“Que mee con la suya”
Los motivos para marcharse del fútbol han sido tantos que no merece la pena enumerarlos uno a uno. Y todos los intentos han resultado, sin embargo, fallidos.


Según T. S. Eliot, “los poetas inmaduros imitan; los poetas maduros roban; los malos estropean lo que roban, y los buenos lo convierten en algo mejor”. El martes pasado Pep Guardiola se sentó en la sala de prensa del Santiago Bernabéu para dejar una frase tan tajante como la de Eliot, pero mucho más escueta: “Que mee con la suya”. Si no fuera porque Robe Iniesta estaba en ese momento a punto de morir, cualquiera diría que el músico se la estaba susurrando al oído, cediéndole a Guardiola un último verso canalla para explicar de un plumazo que al fútbol, como a todo lo demás, solo se puede jugar con las ideas propias.

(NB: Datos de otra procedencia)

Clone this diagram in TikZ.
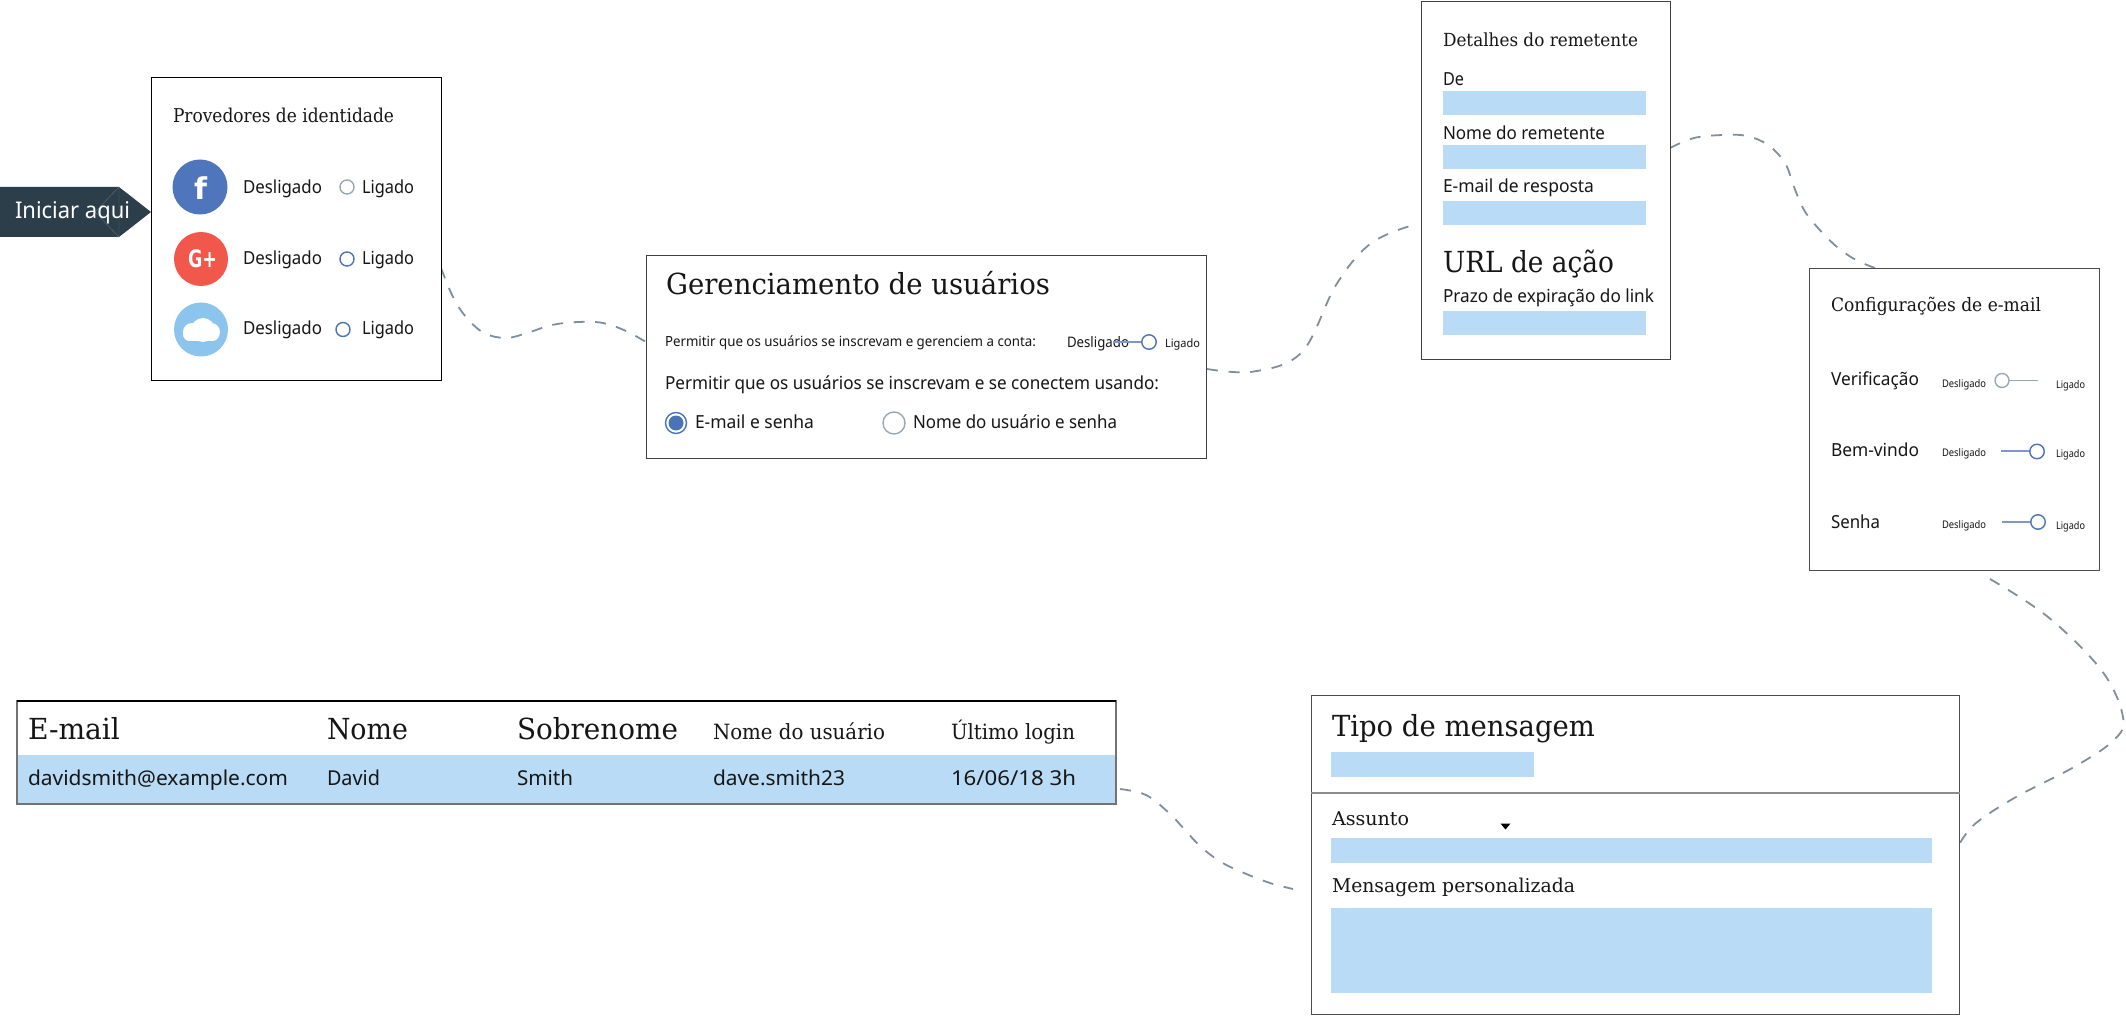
\documentclass[tikz,border=0pt]{standalone}
\usepackage{fontspec}
\usepackage{graphicx}
\setmainfont{Noto Sans}
\newfontfamily\serifface{DejaVu Serif}
\newfontfamily\sansface{Noto Sans}
\newfontfamily\iconface{DejaVu Sans Bold}
\definecolor{inkc}{HTML}{161616}
\definecolor{fieldc}{HTML}{B9DBF5}
\definecolor{darkc}{HTML}{2C3E4A}
\definecolor{linec}{HTML}{808F9B}
\definecolor{onc}{HTML}{4A73B8}
\definecolor{offc}{HTML}{9AA8B4}
\definecolor{barc}{HTML}{7F98CC}
\definecolor{fbc}{HTML}{4F76BC}
\definecolor{gpc}{HTML}{F2574C}
\definecolor{clc}{HTML}{8BC4EC}
\tikzset{
  x=1pt,y=-1pt,
  panel/.style={draw=#1,line width=1.3pt,fill=white,rectangle,anchor=north west,inner sep=0pt},
  panel/.default={black!70},
  flow/.style={draw=linec,line width=1.8pt,dash pattern=on 11pt off #1pt,line cap=butt},
  fieldbox/.style={fill=fieldc,draw=none,rectangle,anchor=north west,inner sep=0pt},
  lab/.style={anchor=base west,inner sep=0pt,outer sep=0pt,text=inkc},
  knob/.style={circle,draw=#1,fill=white,line width=1.4pt,inner sep=0pt},
  disc/.style={circle,fill=#1,inner sep=0pt},
}
% name, x, baseline y, width, font size, family, text
\newcommand{\lbl}[7]{\node[lab,font=#6\fontsize{#5pt}{#5pt}\selectfont] (#1) at (#2,#3) {\resizebox{#4pt}{\height}{#7}};}
\newcommand{\sanslab}[6]{\lbl{#1}{#2}{#3}{#4}{#5}{\sansface}{#6}}
\newcommand{\seriflab}[6]{\lbl{#1}{#2}{#3}{#4}{#5}{\serifface}{#6}}
\newcommand{\fld}[5]{\node[fieldbox,minimum width=#4pt,minimum height=#5pt] (#1) at (#2,#3) {};}
\newcommand{\pnl}[6][]{\node[panel={#6},minimum width=#4pt,minimum height=#5pt,#1] (#2) at #3 {};}
\begin{document}
\begin{tikzpicture}
\useasboundingbox (0,0) rectangle (2126,1016);
\fill[white] (0,0) rectangle (2126,1016);

% free ends of the connectors
\coordinate (c1a) at (441,268); \coordinate (c1b) at (646,342);
\coordinate (c2a) at (1207,369); \coordinate (c2b) at (1410,226);
\coordinate (c3a) at (1670,148); \coordinate (c3b) at (1875,268);
\coordinate (c4a) at (1990,579); \coordinate (c4b) at (1960,843);
\coordinate (c5a) at (1120,789); \coordinate (c5b) at (1293,889);

\draw[flow=10.5] plot[smooth,tension=0.6] coordinates {(c1a) (453,297) (466,317) (484,333) (506,338) (527,333) (552,325) (578,322) (603,323) (626,331) (c1b)};
\draw[flow=10.7] plot[smooth,tension=0.6] coordinates {(c2a) (1254,371.5) (1302,352) (1336,285) (1370,244) (c2b)};
\draw[flow=10.7] plot[smooth,tension=0.6] coordinates {(c3a) (1694,138) (1723,135) (1747,136) (1768,145) (1785,163) (1794,187) (1804,210) (1818,228) (1837,247) (1856,260) (c3b)};
\draw[flow=10] plot[smooth,tension=0.6] coordinates {(c4a) (2048,617) (2102,671) (2123,717) (2114,740) (2074,767) (2016,797) (1976,823) (c4b)};
\draw[flow=10.7] plot[smooth,tension=0.6] coordinates {(c5a) (1146,795) (1169,813) (1185,830) (1201,847) (1221,862) (1244,873) (1270,883) (c5b)};

% start arrow
\fill[darkc] (0,187) -- (119,187) -- (151,212) -- (119,237) -- (0,237) -- cycle;
\draw[white!25!darkc,line width=0.4pt] (95,212) -- (119,187) -- (119,237) -- cycle;
\lbl{start}{15}{219}{115}{23}{\sansface}{\textcolor{white}{Iniciar aqui}}

% identity providers
\pnl{prov}{(151,77)}{290}{303}{black}
\seriflab{provt}{173}{123}{221}{19}{Provedores de identidade}
\node[disc=fbc,minimum size=55pt] (fb) at (200,187) {};
\node[disc=gpc,minimum size=54pt] (gp) at (201,259) {};
\node[disc=clc,minimum size=54pt] (cl) at (201,329.5) {};
\node[inner sep=0pt,text=white,font=\iconface\fontsize{30pt}{30pt}\selectfont,anchor=base] (fbg) at (200.5,200) {\resizebox{13pt}{\height}{f}};
\node[inner sep=0pt,text=white,font=\iconface\fontsize{24pt}{24pt}\selectfont,anchor=base] (gpg) at (202.5,268) {\resizebox{29pt}{\height}{G+}};
\fill[white,rounded corners=6.5pt] (183,327) rectangle (219,341);
\fill[white] (203,330) circle (12);
\fill[white] (192,332) circle (9);
\fill[white] (211,332) circle (9);
\sanslab{d1}{243}{194}{79}{18}{Desligado}
\sanslab{d2}{243}{264.5}{79}{18}{Desligado}
\sanslab{d3}{243}{335}{79}{18}{Desligado}
\sanslab{l1}{362}{194}{52}{18}{Ligado}
\sanslab{l2}{362}{264.5}{52}{18}{Ligado}
\sanslab{l3}{362}{335}{52}{18}{Ligado}
\node[knob=offc,minimum size=14pt] (r1) at (347,187) {};
\node[knob=onc,minimum size=14pt] (r2) at (347,259) {};
\node[knob=onc,minimum size=14pt] (r3) at (343,329.5) {};

% user management
\pnl{ger}{(646,255)}{560}{203}{black!75}
\seriflab{gert}{666}{295}{384}{29}{Gerenciamento de usuários}
\sanslab{ger1}{665}{346.5}{371}{14}{Permitir que os usuários se inscrevam e gerenciem a conta:}
\sanslab{ger2}{1067}{347.5}{62}{14.5}{Desligado}
\draw[barc,line width=1.5pt] (1113,342) -- (1142,342);
\node[knob=onc,minimum size=14.5pt] (gk) at (1149,342) {};
\sanslab{ger3}{1165}{347}{35}{11.5}{Ligado}
\sanslab{ger4}{665}{389}{494}{18}{Permitir que os usuários se inscrevam e se conectem usando:}
\node[knob=onc,minimum size=21pt] (ra) at (676,423) {};
\fill[onc] (ra.center) circle (7.5);
\sanslab{ger5}{695}{428}{119}{18}{E-mail e senha}
\node[knob=offc,minimum size=22pt] (rb) at (894,423) {};
\sanslab{ger6}{913}{428}{204}{18}{Nome do usuário e senha}

% sender details
\pnl{snd}{(1421,1)}{249}{358}{black!75}
\seriflab{sndt}{1443}{47}{195}{18}{Detalhes do remetente}
\sanslab{s1}{1443}{86}{21}{18}{De}
\fld{f1}{1443}{91}{203}{24}
\sanslab{s2}{1443}{140}{162}{18}{Nome do remetente}
\fld{f2}{1443}{145}{203}{24}
\sanslab{s3}{1443}{193}{151}{18}{E-mail de resposta}
\fld{f3}{1443}{201}{203}{24}
\seriflab{s4}{1443}{273}{171}{29}{URL de ação}
\sanslab{s5}{1443}{303}{211}{18}{Prazo de expiração do link}
\fld{f4}{1443}{311}{203}{24}

% e-mail settings
\pnl{cfg}{(1809,268)}{290}{302}{black!70}
\seriflab{cfgt}{1831}{312}{210}{18.5}{Configurações de e-mail}
\sanslab{v1}{1831}{385}{88}{18}{Verificação}
\sanslab{v2}{1831}{456}{88}{18}{Bem-vindo}
\sanslab{v3}{1831}{528}{49}{18}{Senha}
\sanslab{o1}{1942}{387}{44}{10.5}{Desligado}
\sanslab{o2}{1942}{456}{44}{10.5}{Desligado}
\sanslab{o3}{1942}{528}{44}{10.5}{Desligado}
\sanslab{i1}{2056}{388}{29}{10.5}{Ligado}
\sanslab{i2}{2056}{457}{29}{10.5}{Ligado}
\sanslab{i3}{2056}{529}{29}{10.5}{Ligado}
\draw[offc,line width=0.9pt] (2002,380) -- (2038,380);
\node[knob=offc,minimum size=14pt] (k1) at (2002,380.5) {};
\draw[barc,line width=1.5pt] (2001,451) -- (2031,451);
\node[knob=onc,minimum size=14.5pt] (k2) at (2037,451.5) {};
\draw[barc,line width=1.5pt] (2002,522) -- (2032,522);
\node[knob=onc,minimum size=14.5pt] (k3) at (2038,522) {};

% users table
\pnl{tab}{(17,701)}{1098}{102}{black!55}
\fld{row}{17}{755}{1098}{47.5}
\draw[black!55,line width=1.3pt] (tab.north west) rectangle (tab.south east);
\draw[black,line width=1.3pt] (tab.north west) -- (tab.north east);
\seriflab{h1}{28}{739}{92}{29}{E-mail}
\seriflab{h2}{327}{739}{81}{29}{Nome}
\seriflab{h3}{517}{739}{161}{29}{Sobrenome}
\seriflab{h4}{713}{739}{172}{21}{Nome do usuário}
\seriflab{h5}{951}{739}{124}{21}{Último login}
\sanslab{t1}{28}{785}{260}{20.5}{davidsmith@example.com}
\sanslab{t2}{327}{785}{53}{20.5}{David}
\sanslab{t3}{517}{785}{56}{20.5}{Smith}
\sanslab{t4}{713}{785}{132}{20.5}{dave.smith23}
\sanslab{t5}{951}{785}{125}{20.5}{16/06/18 3h}

% message
\pnl{msg}{(1311,695)}{648}{319}{black!70}
\seriflab{msgt}{1332}{736}{263}{29}{Tipo de mensagem}
\fld{m1}{1331}{752}{203}{25}
\coordinate (mdl) at (msg.west |- 0,793);
\coordinate (mdr) at (msg.east |- 0,793);
\draw[black!45,line width=2pt] (mdl) -- (mdr);
\seriflab{m2}{1332}{825.5}{77}{19}{Assunto}
\fill[black] (1500.5,823.5) -- (1510.5,823.5) -- (1505.5,829.5) -- cycle;
\fld{m3}{1331}{838}{601}{25}
\seriflab{m4}{1332}{892}{243}{19}{Mensagem personalizada}
\fld{m5}{1331}{908}{601}{85}
\end{tikzpicture}
\end{document}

La primera vez que me marché del fútbol, la primera vez que quise dejarlo de lado para siempre, fue a los 15 años, un domingo por la tarde en el que ya casi era verano. El Alcorcón perdía 1-2 con el Ontinyent en el partido definitivo por el ascenso a Segunda División. Un despeje ortodoxo mandó el balón fuera del estadio y, como buen recogepelotas, tuve que salir a buscarlo. Días antes me habían echado del equipo juvenil junto a otros tantos compañeros porque habían fichado a algunos jugadores mejores para la próxima temporada. Si a los 15 años ya te han echado de una cantera de Segunda B significa que nada de lo que imaginaste para tu vida llegará a suceder. Así, en ese breve impasse rebuscando la pelota entre los aledaños del estadio, el equipo anotó el gol del empate.
Aquella alegría festejada por 3.000 personas que también, como los sueños, me daban la espalda, fue el último impulso que necesitaba para dar un portazo a todo aquello. Marché a casa botando la pelota, dejando el peto amarillo en cualquier banco, rumiando las ilusiones rotas mientras los demás vibraban. Esa lucha , pensé, ya no era mía.
Desde entonces, los motivos para marcharse del fútbol han sido tantos que no merece la pena enumerarlos uno a uno. Y todos los intentos han resultado, sin embargo, fallidos. En una antología de su obra, Joan Miró explica que un cuadro empieza con un trazo, “un trazo insustancial”, que lleva a otro y a otro hasta que uno acaba poseído. Solo así se explica cómo después de unas primeras patadas infantiles uno termina poseído para siempre por esta sinrazón.
“Que mee con la suya”, aconsejaba Guardiola a Xabi Alonso. La cuestión es, en realidad, mucho más compleja: saber cuál es la tuya. Y en esa duda existencial, uno va yendo y viniendo del fútbol, dando bandazos, marchándose en busca de algo mejor pero volviendo siempre como se vuelve cada noche antes de acostarte a las fotos de tu hija recién nacida: para que este mundo cabrón no te devore.
“Los jugadores del Real Madrid tienden a enfermar de importancia”, escuché a Valdano. El fútbol está enfermo de importancia. Hay algo entre el fútbol y muchos de nosotros que ya no funciona. Sin embargo, no hay película a la que cueste menos reengancharse que la del fútbol. Cada temporada es la misma temporada: un ganador, el resto fracasados. Solo asistimos para conocer el reparto final. Y por los goles, eso sí, que son memoria contra la muerte, una demostración de que aún corre sangre por mis venas. Goles tan enfermos de importancia como cualquier galáctico de tres al cuarto que, por otro lado, son en muchas ocasiones el único pulso que te atreves a echarle a un miércoles cabrón en el que muere Robe Iniesta.
Hay días en los que la trascendencia del fútbol, como los sueños, te devoran. Entonces conviene salir de uno mismo, escapar de tu propio personaje, alejarse del hincha que ya manda más que tú y ponerse con otra cosa. Y dejar, tal vez, unas migajas en el suelo para, cuando el tiempo haya hecho su trabajo, regresar a por los balones pinchados como ese que la semana pasada encontré en un armario de mi habitación y que no se inflaba desde la tarde en la que el Alcorcón ganó al Ontinyent con gol en el minuto 93, un gol en propia puerta, que pude escuchar festejar ya tumbado en la cama de mi habitación. “Tú eres la mía”, le susurré a la redonda.